主たる事業所の雇用保険適用事業所番号が分かる書類

4-2. 計画終了(適用年度終了)時に必要な書類

雇用促進計画-1
計画開始時に押印された「雇用促進計画-1」に雇用増加数などの達成状況を追記したものです。
返信用封筒
ハローワークが確認押印後、書類の返送に用いる封筒です。

5. 雇用促進税制の注意点

雇用者数を算出するにあたり、雇用者とは雇用保険一般被保険者を指します。
以下の人は雇用者に含まれませんのでご注意ください。

  • 高年齢継続被保険者
    ※ 適用年度中に高年齢継続被保険者になった人(65歳に達した人)は雇用者として扱えます。
  • 短期雇用特例被保険者
  • 日雇労働被保険者
  • 役員
  • 役員の特殊関係者(親族や事実婚関係にある人、役員から生計の支援を受けている人など)

また、法人・個人ともに設立や解散の日を含む事業年度(合併による設立・解散を除く)、清算中の事業年度は適用がありません。
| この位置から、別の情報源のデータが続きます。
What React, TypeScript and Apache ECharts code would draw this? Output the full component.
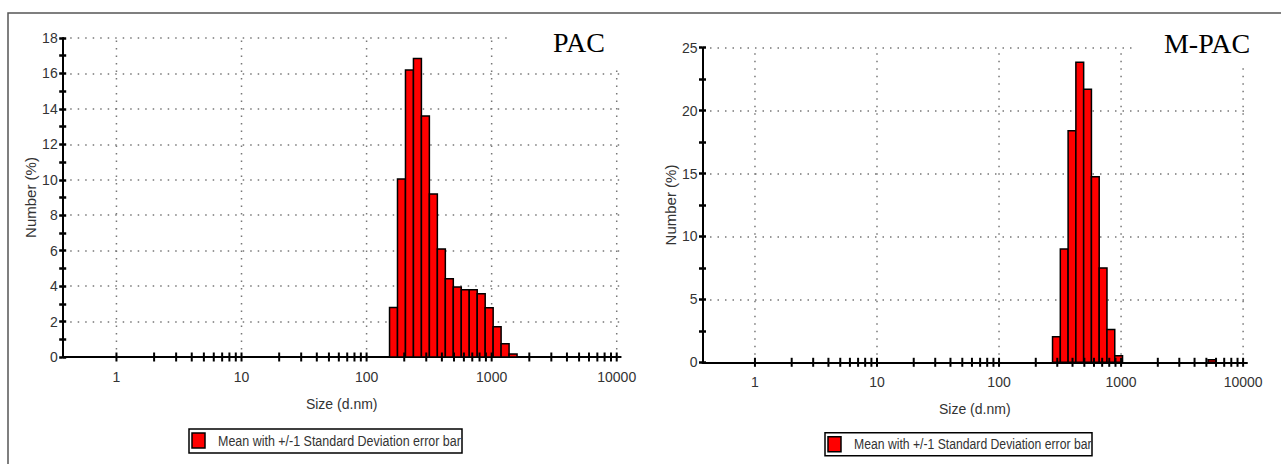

仮に計画期間中に合併・分割などの企業組織再編を行った場合、別途書類が必要になります。


あとがき

「1年目は投資、2年目はトントン、3年目でようやく利益になる」と言われるように、新規に雇用した人材が成長し、文字通り「人財」となるまでには時間がかかります。

新規雇用者に対する優遇措置を上手に活用し、事業の成長につなげましょう。